5.5 Gedaagde sub 2, en daarmee de V.O.F., zou slechts dan jegens [eiser] aansprakelijk kunnen zijn indien gedaagde sub 2, die zich ten tijde van het ongeval -onweersproken- bevond bij de brandstofauto op Adventure World, aan de westzijde van de plas en die moet worden geacht op de hoogte te zijn van het gevaar dat is gelegen in het te dicht achter elkaar varen van jetboten, op het moment dat deze waarnam dat [bestuurder jetboot] met zijn jetboot te weinig afstand bewaarde ten opzichte van de door [eiser] bestuurde jetboot de mogelijkheid heeft gehad om [bestuurder jetboot] tijdig -in die zin dat [bestuurder jetboot] daarop nog adequaat kon reageren- te (doen) waarschuwen dat deze meer afstand ten opzichte van [eiser] diende te bewaren. Nu de V.O.F. heeft aangevoerd dat haar vennoot gedaagde sub 2 geen mobilofoon of portofoon had en geen waarschuwingsmogelijkheid meer had op het moment dat gedaagde sub 2 de gevaarlijke situatie gewaar werd, zal [eiser] met na te melden bewijs worden belast.
5.6 Indien [eiser] in bedoeld bewijs slaagt is daarmee nog niet gegeven dat de V.O.F. ten volle aansprakelijk is. Immers, tegenover de gemotiveerde betwisting zijdens de V.O.F. dat de door [eiser] bestuurde jetboot motorische gebreken zou vertonen (zie onder meer de bij conclusie van antwoord als productie 6 overgelegde schriftelijke verklaring van [naam getuige] d.d. 9 augustus 2000, welke door [eiser] inhoudelijk niet is weersproken) heeft [eiser] bij conclusie van repliek niet méér aangevoerd dan dat hij tijdens het varen had opgemerkt dat de jetboot regelmatig haperde of oversloeg. [eiser] heeft ter zake geen specifiek bewijsaanbod gedaan. In de door hem bij conclusie van repliek overgelegde schriftelijke verklaringen van personen die hij als getuigen wenst te horen zijn geen aanknopingspunten te vinden voor de aanwezigheid van enig -motorisch- gebrek aan de door [eiser] bestuurde jetboot.

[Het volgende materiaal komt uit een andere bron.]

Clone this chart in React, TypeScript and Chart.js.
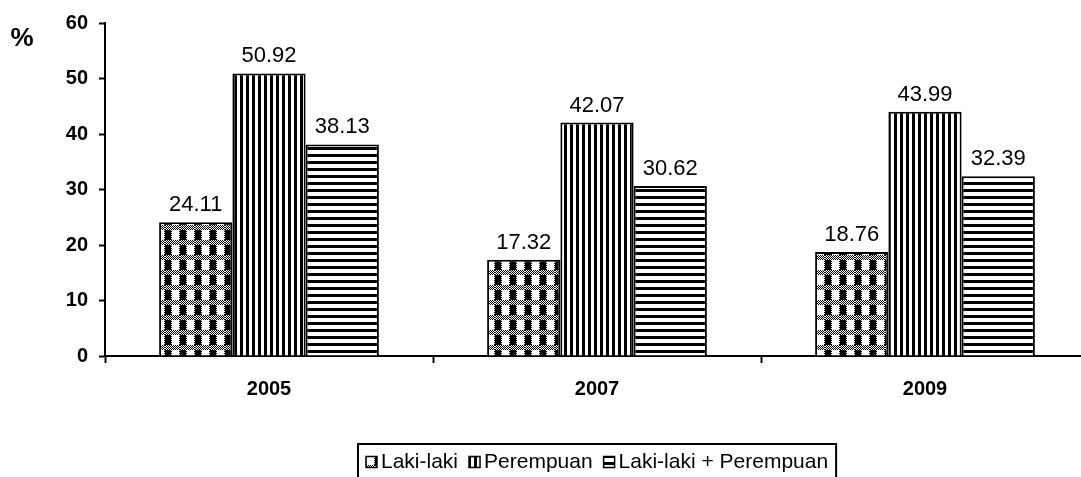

Onder deze omstandigheden dient het er voor te worden gehouden dat [eiser] zonder noodzaak een hand heeft losgelaten van het stuur als gevolg waarvan of gas is losgelaten danwel het zogenaamde dodemanskoord, dat aan de pols van [eiser] en aan de jetboot was bevestigd, is losgeraakt, waardoor de jetboot stilviel. Daar waar [eiser] zelf heeft aangegeven dat hij naar [bestuurder jetboot] heeft geroepen dat hij afstand moest houden, was hij zich bewust van het aan de vaarwijze van [bestuurder jetboot] klevende gevaar en heeft [eiser] door een hand van het stuur los te laten, waardoor de door hem bestuurde jetboot stilviel, zichzelf dan ook onnodig in gevaar gebracht en daardoor bijgedragen tot het ontstaan van de schade. Bij deze stand van zaken dient [eiser] in ieder geval 25 % van de door hem geleden en nog te lijden schade voor zijn eigen rekening te nemen.

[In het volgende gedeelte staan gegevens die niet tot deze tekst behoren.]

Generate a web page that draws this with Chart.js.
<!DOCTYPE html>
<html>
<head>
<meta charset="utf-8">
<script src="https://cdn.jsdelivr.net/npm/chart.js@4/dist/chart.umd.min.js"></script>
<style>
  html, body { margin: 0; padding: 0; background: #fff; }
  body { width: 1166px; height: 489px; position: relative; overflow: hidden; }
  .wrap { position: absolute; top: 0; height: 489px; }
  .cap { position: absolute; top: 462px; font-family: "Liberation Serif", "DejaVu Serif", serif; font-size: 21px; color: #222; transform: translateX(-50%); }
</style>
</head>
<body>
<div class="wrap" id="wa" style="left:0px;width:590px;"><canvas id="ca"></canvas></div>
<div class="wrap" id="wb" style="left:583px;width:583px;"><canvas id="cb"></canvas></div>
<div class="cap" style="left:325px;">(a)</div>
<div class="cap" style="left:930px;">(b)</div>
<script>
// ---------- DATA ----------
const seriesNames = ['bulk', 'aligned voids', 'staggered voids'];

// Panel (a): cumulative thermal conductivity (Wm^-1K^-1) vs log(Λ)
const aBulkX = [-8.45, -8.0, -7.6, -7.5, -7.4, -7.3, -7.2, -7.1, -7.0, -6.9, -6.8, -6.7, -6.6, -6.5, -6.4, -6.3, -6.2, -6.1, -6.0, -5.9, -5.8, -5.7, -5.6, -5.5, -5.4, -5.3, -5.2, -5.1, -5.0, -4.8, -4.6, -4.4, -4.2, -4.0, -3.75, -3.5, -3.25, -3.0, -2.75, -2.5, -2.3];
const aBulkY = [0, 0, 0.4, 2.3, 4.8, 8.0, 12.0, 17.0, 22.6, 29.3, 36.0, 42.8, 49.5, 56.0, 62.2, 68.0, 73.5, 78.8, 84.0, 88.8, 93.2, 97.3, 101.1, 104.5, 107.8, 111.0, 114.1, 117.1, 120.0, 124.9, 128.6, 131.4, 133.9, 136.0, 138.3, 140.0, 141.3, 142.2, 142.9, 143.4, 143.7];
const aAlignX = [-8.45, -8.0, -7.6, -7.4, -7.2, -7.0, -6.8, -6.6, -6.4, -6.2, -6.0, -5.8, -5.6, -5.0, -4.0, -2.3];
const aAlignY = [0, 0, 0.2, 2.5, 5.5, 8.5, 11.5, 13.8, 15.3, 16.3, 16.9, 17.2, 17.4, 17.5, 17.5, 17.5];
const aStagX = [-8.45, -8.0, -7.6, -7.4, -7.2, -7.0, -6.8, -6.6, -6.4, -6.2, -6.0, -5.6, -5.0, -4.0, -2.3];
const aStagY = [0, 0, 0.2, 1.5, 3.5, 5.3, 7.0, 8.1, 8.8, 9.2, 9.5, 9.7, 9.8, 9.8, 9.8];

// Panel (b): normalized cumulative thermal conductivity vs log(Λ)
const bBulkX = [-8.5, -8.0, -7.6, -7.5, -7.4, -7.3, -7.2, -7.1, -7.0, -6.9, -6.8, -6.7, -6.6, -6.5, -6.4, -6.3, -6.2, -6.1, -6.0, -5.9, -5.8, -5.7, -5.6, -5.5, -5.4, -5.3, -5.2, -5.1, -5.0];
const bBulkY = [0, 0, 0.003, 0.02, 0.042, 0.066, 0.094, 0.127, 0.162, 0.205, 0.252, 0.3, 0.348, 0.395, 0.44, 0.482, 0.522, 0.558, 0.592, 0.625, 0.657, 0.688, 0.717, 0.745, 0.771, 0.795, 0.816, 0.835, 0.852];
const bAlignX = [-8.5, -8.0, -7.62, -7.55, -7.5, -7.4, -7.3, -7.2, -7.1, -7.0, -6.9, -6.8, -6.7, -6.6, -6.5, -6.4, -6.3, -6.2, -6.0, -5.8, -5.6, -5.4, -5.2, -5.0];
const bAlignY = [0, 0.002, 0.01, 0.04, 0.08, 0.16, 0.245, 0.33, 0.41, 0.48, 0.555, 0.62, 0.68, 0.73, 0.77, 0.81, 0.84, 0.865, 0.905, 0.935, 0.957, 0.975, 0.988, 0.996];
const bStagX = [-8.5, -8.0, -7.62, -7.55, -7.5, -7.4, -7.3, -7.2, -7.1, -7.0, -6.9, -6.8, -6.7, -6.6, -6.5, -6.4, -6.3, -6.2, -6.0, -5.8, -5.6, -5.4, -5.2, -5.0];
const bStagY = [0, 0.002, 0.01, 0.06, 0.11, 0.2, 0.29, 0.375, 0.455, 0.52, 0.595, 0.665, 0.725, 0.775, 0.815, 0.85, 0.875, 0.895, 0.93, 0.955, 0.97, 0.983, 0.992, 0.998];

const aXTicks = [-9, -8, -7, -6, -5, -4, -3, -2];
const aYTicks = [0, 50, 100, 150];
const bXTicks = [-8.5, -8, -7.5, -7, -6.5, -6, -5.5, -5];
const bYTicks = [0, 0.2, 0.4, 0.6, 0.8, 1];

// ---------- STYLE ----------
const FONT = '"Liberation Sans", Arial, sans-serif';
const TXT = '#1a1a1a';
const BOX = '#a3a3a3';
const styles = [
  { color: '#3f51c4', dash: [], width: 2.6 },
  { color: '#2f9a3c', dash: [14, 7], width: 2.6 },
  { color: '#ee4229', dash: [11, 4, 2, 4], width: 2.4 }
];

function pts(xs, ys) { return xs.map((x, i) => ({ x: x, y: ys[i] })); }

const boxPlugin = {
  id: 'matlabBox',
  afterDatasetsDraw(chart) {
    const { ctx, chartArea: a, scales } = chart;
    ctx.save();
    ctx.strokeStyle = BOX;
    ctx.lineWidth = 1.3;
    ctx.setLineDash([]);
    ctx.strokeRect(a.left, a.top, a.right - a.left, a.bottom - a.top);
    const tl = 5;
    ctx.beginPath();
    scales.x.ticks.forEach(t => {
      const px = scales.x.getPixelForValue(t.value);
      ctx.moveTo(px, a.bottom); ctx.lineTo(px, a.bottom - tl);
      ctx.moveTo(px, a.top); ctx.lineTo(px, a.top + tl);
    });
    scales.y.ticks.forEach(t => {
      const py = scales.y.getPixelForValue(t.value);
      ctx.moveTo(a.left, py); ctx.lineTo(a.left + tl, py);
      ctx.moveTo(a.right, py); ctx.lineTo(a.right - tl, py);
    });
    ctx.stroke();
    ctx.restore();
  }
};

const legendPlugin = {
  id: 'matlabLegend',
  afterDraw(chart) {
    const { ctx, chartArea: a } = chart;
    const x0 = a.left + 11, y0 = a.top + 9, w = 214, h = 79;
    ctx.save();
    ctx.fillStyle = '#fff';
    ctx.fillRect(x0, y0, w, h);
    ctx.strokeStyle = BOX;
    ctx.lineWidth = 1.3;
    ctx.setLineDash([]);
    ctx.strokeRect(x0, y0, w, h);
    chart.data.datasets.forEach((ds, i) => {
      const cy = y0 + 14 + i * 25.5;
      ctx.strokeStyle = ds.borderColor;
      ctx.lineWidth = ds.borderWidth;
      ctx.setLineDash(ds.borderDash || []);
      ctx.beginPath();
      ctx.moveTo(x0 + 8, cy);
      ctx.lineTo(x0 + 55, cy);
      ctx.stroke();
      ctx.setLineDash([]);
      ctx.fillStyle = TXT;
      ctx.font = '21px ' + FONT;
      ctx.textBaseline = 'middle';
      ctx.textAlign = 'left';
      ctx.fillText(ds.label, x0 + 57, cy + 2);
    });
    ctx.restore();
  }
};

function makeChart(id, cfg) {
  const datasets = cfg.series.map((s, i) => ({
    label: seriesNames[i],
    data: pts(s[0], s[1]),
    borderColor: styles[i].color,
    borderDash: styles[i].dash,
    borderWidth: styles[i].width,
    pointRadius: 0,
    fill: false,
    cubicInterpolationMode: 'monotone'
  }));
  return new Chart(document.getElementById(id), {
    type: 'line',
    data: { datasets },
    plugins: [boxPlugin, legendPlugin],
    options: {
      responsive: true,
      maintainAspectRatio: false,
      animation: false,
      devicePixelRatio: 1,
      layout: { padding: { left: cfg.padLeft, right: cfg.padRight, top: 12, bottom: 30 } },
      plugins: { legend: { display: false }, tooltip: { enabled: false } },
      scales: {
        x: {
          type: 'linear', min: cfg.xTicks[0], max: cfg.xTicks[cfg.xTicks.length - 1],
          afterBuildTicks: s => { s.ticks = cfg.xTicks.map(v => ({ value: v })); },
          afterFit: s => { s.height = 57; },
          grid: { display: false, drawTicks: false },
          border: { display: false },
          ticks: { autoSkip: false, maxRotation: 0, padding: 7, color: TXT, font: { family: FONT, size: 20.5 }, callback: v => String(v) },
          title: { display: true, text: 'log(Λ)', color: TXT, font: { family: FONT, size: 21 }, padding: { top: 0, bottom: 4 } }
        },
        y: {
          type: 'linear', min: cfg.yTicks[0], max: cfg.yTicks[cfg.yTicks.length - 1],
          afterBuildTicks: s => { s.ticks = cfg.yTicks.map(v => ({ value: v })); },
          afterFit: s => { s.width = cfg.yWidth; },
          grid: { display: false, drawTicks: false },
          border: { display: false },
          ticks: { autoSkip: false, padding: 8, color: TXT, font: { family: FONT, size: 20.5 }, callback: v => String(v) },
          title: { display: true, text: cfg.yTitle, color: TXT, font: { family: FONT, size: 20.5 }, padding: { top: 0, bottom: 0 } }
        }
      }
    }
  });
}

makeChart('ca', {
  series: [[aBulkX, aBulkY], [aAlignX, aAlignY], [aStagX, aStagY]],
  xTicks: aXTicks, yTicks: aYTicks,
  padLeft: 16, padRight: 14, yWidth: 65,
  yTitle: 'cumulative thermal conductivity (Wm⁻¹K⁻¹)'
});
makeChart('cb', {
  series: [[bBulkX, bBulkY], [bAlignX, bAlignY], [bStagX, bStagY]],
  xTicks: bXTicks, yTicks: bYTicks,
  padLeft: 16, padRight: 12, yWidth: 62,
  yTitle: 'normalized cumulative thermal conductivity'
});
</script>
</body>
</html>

5.7 Voor de volledigheid wordt hier nog opgemerkt dat de rol van [bestuurder jetboot] in deze niet van belang is. Indien [bestuurder jetboot] eveneens aansprakelijk zou zijn, hetgeen in de onderhavige procedure waarbij [bestuurder jetboot] geen partij is niet kan worden vastgesteld, dan is [bestuurder jetboot] mogelijk naast de V.O.F. (wiens aansprakelijkheid nog niet vaststaat) hoofdelijk aansprakelijk en wel voor 75% van de schade.
5.8 Het vorenoverwogene leidt tot na te melden beslissing. Iedere verdere beslissing zal worden aangehouden.

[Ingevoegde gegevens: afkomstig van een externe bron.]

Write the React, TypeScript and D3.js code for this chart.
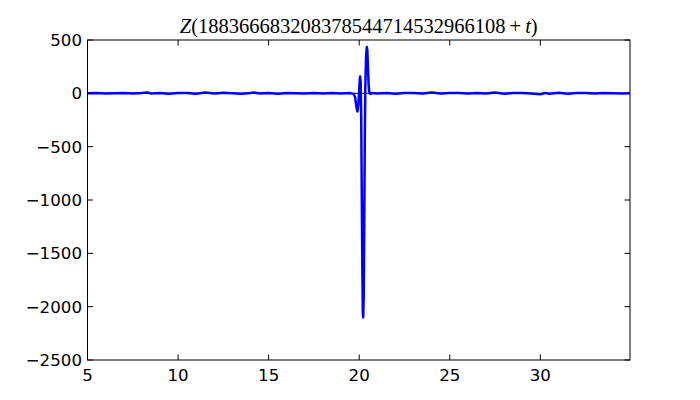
import React from "react";
import * as d3 from "d3";

const tBefore = [5, 5.5, 6, 6.5, 7, 7.5, 8, 8.3, 8.5, 9, 9.5, 10, 10.5, 11, 11.5, 12, 12.5, 13, 13.5, 14, 14.2, 14.5, 15, 15.5, 16, 16.5, 17, 17.5, 18, 18.5, 19, 19.5];
const zBefore = [0, 2, -2, 1, 3, -2, 3, 9, -1, 2, -3, 2, 4, -3, 8, -2, 5, 1, -4, 3, 7, -2, 2, -3, 4, 1, -2, 3, -1, 3, -2, 2];

const tSpike = [19.7, 19.78, 19.84, 19.9, 19.95, 19.99, 20.03, 20.05, 20.08, 20.11, 20.14, 20.17, 20.2, 20.22, 20.25, 20.28, 20.31, 20.34, 20.38, 20.42, 20.45, 20.48, 20.52, 20.56, 20.62, 20.7];
const zSpike = [-5, -40, -120, -170, -110, 0, 130, 158, 110, -200, -900, -1600, -2050, -2100, -1900, -1200, -400, 80, 350, 435, 400, 250, 80, 10, -6, 4];

const tAfter = [21, 21.5, 22, 22.5, 23, 23.5, 24, 24.5, 25, 25.5, 26, 26.5, 27, 27.5, 28, 28.5, 29, 29.5, 30, 30.3, 30.5, 31, 31.5, 32, 32.5, 33, 33.5, 34, 34.5, 34.95];
const zAfter = [-2, 2, -3, 2, 3, -1, 7, -2, 3, 4, -2, 2, -1, 8, -3, 3, 2, -2, -8, 4, -3, 5, -4, 4, 3, -2, 2, 1, -1, 0];

const xTicks = [5, 10, 15, 20, 25, 30];
const yTicks = [500, 0, -500, -1000, -1500, -2000, -2500];
const titleDigits = "188366683208378544714532966108";

const W = 700, H = 400;
const L = 87.5, R = 630, T = 40, B = 360;

export default function App() {
  const x = d3.scaleLinear().domain([5, 34.95]).range([L, R]);
  const y = d3.scaleLinear().domain([-2500, 500]).range([B, T]);
  const ts = [...tBefore, ...tSpike, ...tAfter];
  const zs = [...zBefore, ...zSpike, ...zAfter];
  const pts: [number, number][] = ts.map((t, i) => [t, zs[i]]);
  const line = d3.line<[number, number]>().x(d => x(d[0])).y(d => y(d[1]));
  const tick = 5.5;
  const fmt = (v: number) => (v < 0 ? "\u2212" + Math.abs(v) : String(v));
  return (
    <svg width={W} height={H} style={{ position: "absolute", left: 0, top: 0, background: "#fff" }} fontFamily="DejaVu Sans">
      <rect x={0} y={0} width={W} height={H} fill="#fff" />
      <defs>
        <clipPath id="clip"><rect x={L} y={T} width={R - L} height={B - T} /></clipPath>
      </defs>
      <line x1={L} x2={R} y1={y(0)} y2={y(0)} stroke="#000" strokeWidth={1} />
      <path d={line(pts) || ""} fill="none" stroke="#0000ff" strokeWidth={2.5} strokeLinejoin="round" clipPath="url(#clip)" />
      <rect x={L} y={T} width={R - L} height={B - T} fill="none" stroke="#000" strokeWidth={1} />
      {xTicks.map(v => (
        <g key={"x" + v}>
          <line x1={x(v)} x2={x(v)} y1={B} y2={B - tick} stroke="#000" />
          <line x1={x(v)} x2={x(v)} y1={T} y2={T + tick} stroke="#000" />
          <text x={x(v)} y={381} fontSize={16.67} textAnchor="middle">{fmt(v)}</text>
        </g>
      ))}
      {yTicks.map(v => (
        <g key={"y" + v}>
          <line x1={L} x2={L + tick} y1={y(v)} y2={y(v)} stroke="#000" />
          <line x1={R} x2={R - tick} y1={y(v)} y2={y(v)} stroke="#000" />
          <text x={82} y={y(v)} dy="0.35em" fontSize={16.67} textAnchor="end">{fmt(v)}</text>
        </g>
      ))}
      <text x={(L + R) / 2} y={33} fontSize={20.5} textAnchor="middle" fontFamily="Liberation Serif">
        <tspan fontStyle="italic">Z</tspan>
        <tspan>({titleDigits}</tspan>
        <tspan dx={4}>+</tspan>
        <tspan dx={4} fontStyle="italic">t</tspan>
        <tspan>)</tspan>
      </text>
    </svg>
  );
}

De rechtbank, rechtdoende,
draagt [eiser] op te bewijzen dat gedaagde sub 2 op het moment dat deze vanaf zijn positie (bij de brandstofauto op Adventure World, aan de westzijde van de plas) waarnam dat [bestuurder jetboot] met zijn jetboot te weinig afstand bewaarde ten opzichte van de door [eiser] bestuurde jetboot de mogelijkheid heeft gehad om [bestuurder jetboot] tijdig -in die zin dat [bestuurder jetboot] daarop nog adequaat kon reageren- te (doen) waarschuwen dat deze meer afstand ten opzichte van [eiser] diende te bewaren;
bepaalt dat, zo [eiser] het bewijs door middel van getuigen wenst te leveren, getuigen zullen worden gehoord door mr. R.M.A.G. van Valderen, lid van de enkelvoudige kamer, in het gebouw van deze rechtbank, Martinetsingel 2 in Zutphen, op een nader te bepalen datum;
verwijst de zaak naar de enquêterol van 30 augustus 2001 om partijen in de gelegenheid te stellen opgave te doen van het aantal en de personalia van de te horen getuigen bij (tegen)getuigenverhoor alsmede om de verhinderdata tot 1 december 2001 over te leggen, voor welk overleggen geen uitstel zal worden verleend, derhalve ambtshalve peremptoir;
houdt iedere verdere beslissing aan.
Dit vonnis is gewezen door mr. R.M.A.G. van Valderen en uitgesproken ter openbare terechtzitting van 16 augustus 2001.